Lolita: *be cool, be cool*
Lolita: *excitement overload*
Zeke: :DDDDD
Ha, this cracks me up, proposing in a llama costume.
And never a more romantic proposal shall be heard of than proposing over burgers!
Coral ruins the romantic moment by destroying the furniture. I forgot how annoying cats could be.
Crazy #1: *FIREBALL OF HATE*
Whatever Crazy, you can’t beat this love.
Coral: Draw me like one of your French girls.
With Lolita’s extra cash, they had enough money to buy an exercise machine so that Zeke could finally gain body skills and get a promotion and get out of that llama costume!

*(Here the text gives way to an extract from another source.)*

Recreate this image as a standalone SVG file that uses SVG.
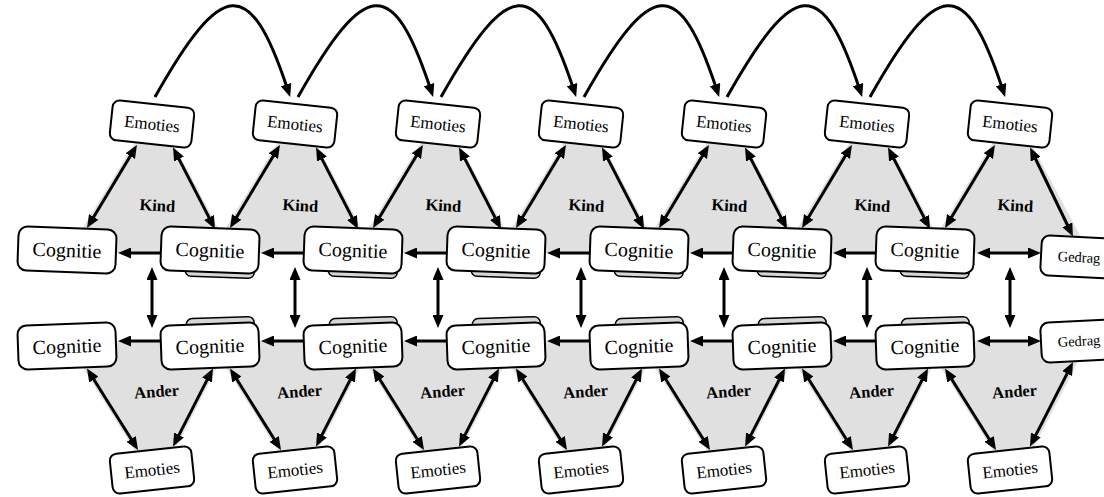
<svg xmlns="http://www.w3.org/2000/svg" width="1104" height="497" viewBox="0 0 1104 497">
  <defs>
    <style>
      .box{fill:#fff;stroke:#000;stroke-width:2}
      .shadow{fill:#d6d6d6;stroke:#000;stroke-width:1.5}
      .tri{fill:#e0e0e0}
      .one{fill:none;stroke:#000;stroke-width:3;marker-end:url(#ah)}
      .two{fill:none;stroke:#000;stroke-width:3;marker-start:url(#ah);marker-end:url(#ah)}
      .cog,.emo,.ged,.grp{text-anchor:middle;fill:#000}
      .cog{font-size:20px}
      .emo{font-size:17px}
      .ged{font-size:14.5px}
      .grp{font-size:16.5px;font-weight:bold}
    </style>
    <marker id="ah" viewBox="0 0 13 11" refX="3" refY="5.5" markerWidth="13" markerHeight="11" markerUnits="userSpaceOnUse" orient="auto-start-reverse">
      <path d="M0,0 L13,5.5 L0,11 z" fill="#000"/>
    </marker>
    <!-- shaded triangles for one Kind/Ander pair -->
    <g id="triTop"><polygon class="tri" points="136.5,140 171.4,140 231.3,253 67.6,253"/></g>
    <g id="triBot"><polygon class="tri" points="66.3,341 230.5,341 170.5,458 139.5,458"/></g>
  </defs>

  <!-- shaded areas with their labels -->
  <g id="areas">
    <g id="kind-1"><use href="#triTop"/><text class="grp" font-family="Liberation Serif" transform="translate(157,211) rotate(3)">Kind</text></g>
    <g id="kind-2" transform="translate(143,0)"><use href="#triTop"/><text class="grp" font-family="Liberation Serif" transform="translate(157,211) rotate(3)">Kind</text></g>
    <g id="kind-3" transform="translate(286,0)"><use href="#triTop"/><text class="grp" font-family="Liberation Serif" transform="translate(157,211) rotate(3)">Kind</text></g>
    <g id="kind-4" transform="translate(429,0)"><use href="#triTop"/><text class="grp" font-family="Liberation Serif" transform="translate(157,211) rotate(3)">Kind</text></g>
    <g id="kind-5" transform="translate(572,0)"><use href="#triTop"/><text class="grp" font-family="Liberation Serif" transform="translate(157,211) rotate(3)">Kind</text></g>
    <g id="kind-6" transform="translate(715,0)"><use href="#triTop"/><text class="grp" font-family="Liberation Serif" transform="translate(157,211) rotate(3)">Kind</text></g>
    <g id="kind-7" transform="translate(858,0)"><use href="#triTop"/><text class="grp" font-family="Liberation Serif" transform="translate(157,211) rotate(3)">Kind</text></g>

    <g id="ander-1"><use href="#triBot"/><text class="grp" font-family="Liberation Serif" transform="translate(157,397) rotate(-4)">Ander</text></g>
    <g id="ander-2" transform="translate(143,0)"><use href="#triBot"/><text class="grp" font-family="Liberation Serif" transform="translate(157,397) rotate(-4)">Ander</text></g>
    <g id="ander-3" transform="translate(286,0)"><use href="#triBot"/><text class="grp" font-family="Liberation Serif" transform="translate(157,397) rotate(-4)">Ander</text></g>
    <g id="ander-4" transform="translate(429,0)"><use href="#triBot"/><text class="grp" font-family="Liberation Serif" transform="translate(157,397) rotate(-4)">Ander</text></g>
    <g id="ander-5" transform="translate(572,0)"><use href="#triBot"/><text class="grp" font-family="Liberation Serif" transform="translate(157,397) rotate(-4)">Ander</text></g>
    <g id="ander-6" transform="translate(715,0)"><use href="#triBot"/><text class="grp" font-family="Liberation Serif" transform="translate(157,397) rotate(-4)">Ander</text></g>
    <g id="ander-7" transform="translate(858,0)"><use href="#triBot"/><text class="grp" font-family="Liberation Serif" transform="translate(157,397) rotate(-4)">Ander</text></g>
  </g>

  <!-- connectors: one repeated set per time step -->
  <defs>
    <g id="stepArrows">
      <path class="two" d="M131.8,153.5 L92.2,219.5"/>
      <path class="two" d="M92.3,377 L132.7,441.5"/>
      <path class="two" d="M152,277 L152,318"/>
    </g>
    <g id="stepRight">
      <path class="two" d="M177.6,156.4 L210.4,220.1"/>
      <path class="two" d="M208.4,377.4 L177.6,437.6"/>
      <path class="one" d="M165,253 L128,253"/>
      <path class="one" d="M165,341 L128,341"/>
      <path class="one" d="M155,97 C222,-22 250,-24 287,87.5"/>
    </g>
  </defs>
  <g id="connectors">
    <g transform="translate(0,0)"><use href="#stepArrows"/><use href="#stepRight"/></g>
    <g transform="translate(143,0)"><use href="#stepArrows"/><use href="#stepRight"/></g>
    <g transform="translate(286,0)"><use href="#stepArrows"/><use href="#stepRight"/></g>
    <g transform="translate(429,0)"><use href="#stepArrows"/><use href="#stepRight"/></g>
    <g transform="translate(572,0)"><use href="#stepArrows"/><use href="#stepRight"/></g>
    <g transform="translate(715,0)"><use href="#stepArrows"/><use href="#stepRight"/></g>
    <g transform="translate(858,0)">
      <use href="#stepArrows"/>
      <path class="two" d="M176.4,156.5 L210.6,227.5"/>
      <path class="two" d="M210.5,370.9 L176.5,437.6"/>
      <path class="two" d="M129,253 L173,253"/>
      <path class="two" d="M129,341 L173,341"/>
    </g>
  </g>

  <!-- Emoties, child side -->
  <g id="emo-kind-1" transform="translate(152,124) rotate(6)"><rect class="box" x="-41" y="-20" width="82" height="40" rx="7"/><text class="emo" font-family="Liberation Serif" y="5.6">Emoties</text></g>
  <g id="emo-kind-2" transform="translate(295,124) rotate(6)"><rect class="box" x="-41" y="-20" width="82" height="40" rx="7"/><text class="emo" font-family="Liberation Serif" y="5.6">Emoties</text></g>
  <g id="emo-kind-3" transform="translate(438,124) rotate(6)"><rect class="box" x="-41" y="-20" width="82" height="40" rx="7"/><text class="emo" font-family="Liberation Serif" y="5.6">Emoties</text></g>
  <g id="emo-kind-4" transform="translate(581,124) rotate(6)"><rect class="box" x="-41" y="-20" width="82" height="40" rx="7"/><text class="emo" font-family="Liberation Serif" y="5.6">Emoties</text></g>
  <g id="emo-kind-5" transform="translate(724,124) rotate(6)"><rect class="box" x="-41" y="-20" width="82" height="40" rx="7"/><text class="emo" font-family="Liberation Serif" y="5.6">Emoties</text></g>
  <g id="emo-kind-6" transform="translate(867,124) rotate(6)"><rect class="box" x="-41" y="-20" width="82" height="40" rx="7"/><text class="emo" font-family="Liberation Serif" y="5.6">Emoties</text></g>
  <g id="emo-kind-7" transform="translate(1010,124) rotate(6)"><rect class="box" x="-41" y="-20" width="82" height="40" rx="7"/><text class="emo" font-family="Liberation Serif" y="5.6">Emoties</text></g>

  <!-- Emoties, other side -->
  <g id="emo-ander-1" transform="translate(152,470) rotate(-6)"><rect class="box" x="-41" y="-20" width="82" height="40" rx="7"/><text class="emo" font-family="Liberation Serif" y="5.6">Emoties</text></g>
  <g id="emo-ander-2" transform="translate(295,470) rotate(-6)"><rect class="box" x="-41" y="-20" width="82" height="40" rx="7"/><text class="emo" font-family="Liberation Serif" y="5.6">Emoties</text></g>
  <g id="emo-ander-3" transform="translate(438,470) rotate(-6)"><rect class="box" x="-41" y="-20" width="82" height="40" rx="7"/><text class="emo" font-family="Liberation Serif" y="5.6">Emoties</text></g>
  <g id="emo-ander-4" transform="translate(581,470) rotate(-6)"><rect class="box" x="-41" y="-20" width="82" height="40" rx="7"/><text class="emo" font-family="Liberation Serif" y="5.6">Emoties</text></g>
  <g id="emo-ander-5" transform="translate(724,470) rotate(-6)"><rect class="box" x="-41" y="-20" width="82" height="40" rx="7"/><text class="emo" font-family="Liberation Serif" y="5.6">Emoties</text></g>
  <g id="emo-ander-6" transform="translate(867,470) rotate(-6)"><rect class="box" x="-41" y="-20" width="82" height="40" rx="7"/><text class="emo" font-family="Liberation Serif" y="5.6">Emoties</text></g>
  <g id="emo-ander-7" transform="translate(1010,470) rotate(-6)"><rect class="box" x="-41" y="-20" width="82" height="40" rx="7"/><text class="emo" font-family="Liberation Serif" y="5.6">Emoties</text></g>

  <!-- Cognitie, child side -->
  <g id="cog-kind-0" transform="translate(67,250) rotate(2)"><rect class="box" x="-49" y="-22" width="98" height="44" rx="9"/><text class="cog" font-family="Liberation Serif" y="7">Cognitie</text></g>
  <g id="cog-kind-1" transform="translate(210,250) rotate(2)"><rect class="shadow" x="-24" y="-18" width="69" height="45" rx="6"/><rect class="box" x="-49" y="-22" width="98" height="44" rx="9"/><text class="cog" font-family="Liberation Serif" y="7">Cognitie</text></g>
  <g id="cog-kind-2" transform="translate(353,250) rotate(2)"><rect class="shadow" x="-24" y="-18" width="69" height="45" rx="6"/><rect class="box" x="-49" y="-22" width="98" height="44" rx="9"/><text class="cog" font-family="Liberation Serif" y="7">Cognitie</text></g>
  <g id="cog-kind-3" transform="translate(496,250) rotate(2)"><rect class="shadow" x="-24" y="-18" width="69" height="45" rx="6"/><rect class="box" x="-49" y="-22" width="98" height="44" rx="9"/><text class="cog" font-family="Liberation Serif" y="7">Cognitie</text></g>
  <g id="cog-kind-4" transform="translate(639,250) rotate(2)"><rect class="shadow" x="-24" y="-18" width="69" height="45" rx="6"/><rect class="box" x="-49" y="-22" width="98" height="44" rx="9"/><text class="cog" font-family="Liberation Serif" y="7">Cognitie</text></g>
  <g id="cog-kind-5" transform="translate(782,250) rotate(2)"><rect class="shadow" x="-24" y="-18" width="69" height="45" rx="6"/><rect class="box" x="-49" y="-22" width="98" height="44" rx="9"/><text class="cog" font-family="Liberation Serif" y="7">Cognitie</text></g>
  <g id="cog-kind-6" transform="translate(925,250) rotate(2)"><rect class="shadow" x="-24" y="-18" width="69" height="45" rx="6"/><rect class="box" x="-49" y="-22" width="98" height="44" rx="9"/><text class="cog" font-family="Liberation Serif" y="7">Cognitie</text></g>

  <!-- Cognitie, other side -->
  <g id="cog-ander-0" transform="translate(67,346) rotate(-2)"><rect class="box" x="-49" y="-22" width="98" height="44" rx="9"/><text class="cog" font-family="Liberation Serif" y="7">Cognitie</text></g>
  <g id="cog-ander-1" transform="translate(210,346) rotate(-2)"><rect class="shadow" x="-23" y="-28" width="68" height="45" rx="6"/><rect class="box" x="-49" y="-22" width="98" height="44" rx="9"/><text class="cog" font-family="Liberation Serif" y="7">Cognitie</text></g>
  <g id="cog-ander-2" transform="translate(353,346) rotate(-2)"><rect class="shadow" x="-23" y="-28" width="68" height="45" rx="6"/><rect class="box" x="-49" y="-22" width="98" height="44" rx="9"/><text class="cog" font-family="Liberation Serif" y="7">Cognitie</text></g>
  <g id="cog-ander-3" transform="translate(496,346) rotate(-2)"><rect class="shadow" x="-23" y="-28" width="68" height="45" rx="6"/><rect class="box" x="-49" y="-22" width="98" height="44" rx="9"/><text class="cog" font-family="Liberation Serif" y="7">Cognitie</text></g>
  <g id="cog-ander-4" transform="translate(639,346) rotate(-2)"><rect class="shadow" x="-23" y="-28" width="68" height="45" rx="6"/><rect class="box" x="-49" y="-22" width="98" height="44" rx="9"/><text class="cog" font-family="Liberation Serif" y="7">Cognitie</text></g>
  <g id="cog-ander-5" transform="translate(782,346) rotate(-2)"><rect class="shadow" x="-23" y="-28" width="68" height="45" rx="6"/><rect class="box" x="-49" y="-22" width="98" height="44" rx="9"/><text class="cog" font-family="Liberation Serif" y="7">Cognitie</text></g>
  <g id="cog-ander-6" transform="translate(925,346) rotate(-2)"><rect class="shadow" x="-23" y="-28" width="68" height="45" rx="6"/><rect class="box" x="-49" y="-22" width="98" height="44" rx="9"/><text class="cog" font-family="Liberation Serif" y="7">Cognitie</text></g>

  <!-- Gedrag (behaviour) at the last step -->
  <g id="gedrag-kind" transform="translate(1079,257) rotate(3)"><rect class="box" x="-38" y="-20" width="76" height="40" rx="8"/><text class="ged" font-family="Liberation Serif" y="5">Gedrag</text></g>
  <g id="gedrag-ander" transform="translate(1079,341) rotate(-3)"><rect class="box" x="-38" y="-20" width="76" height="40" rx="8"/><text class="ged" font-family="Liberation Serif" y="5">Gedrag</text></g>
</svg>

Another day of this bullshit. *sobs* Where’s a cow plant when you need one?
LOL
Since Lolita’s LTW is to max 7 skills, and she is one point away from mastering logic, I got her a chess table. Entertaining chess faces included.
So, I noticed Crazy hanging around again and at this point I got so fed up of her coming by every two seconds to knock over the trash can so, I hatched a plan.
Part 1:
Lolita: Hello, nice to meet you. I noticed you are around my house a lot…
Lolita: …SO FROM NOW ON YOU CAN KINDLY GTFO NEVER TO RETURN. GOODBYE.
Crazy #1: I’m meeeeelting…
Part 2:
Lolita: JUST SO I MAKE MYSELF CLEAR…..
Crazy #1: HAHA you made yourself clear alright. Hope you enjoyed that ass kicking!
nooooo. D: D:
My plan fucked up, so onto plan B…
An outhouse with the trashcan inside, only allowing the household access. HAHA.
THAT’S RIGHT YOU CAN'T GET IN, GOODBYE HAVE A NICE LIFE ECT
That could be arranged.
Lolita: You don’t think she’ll come back again, do you??
Awww, forget about her. There are more joyous things to think of, like…weddings!
Since they have no friends, it was just the two of them. Even Coral slept through it.
WHY SO CUTE?
Lolita: ~HATE BONER~
Coral: I can guard this house from crazy bitches ~meow~
This is awkward but...babies are coming soon!
That's all for now, I hope you enjoyed reading it. I'm having a lot of fun playing them and cooing over them, they are just so cute.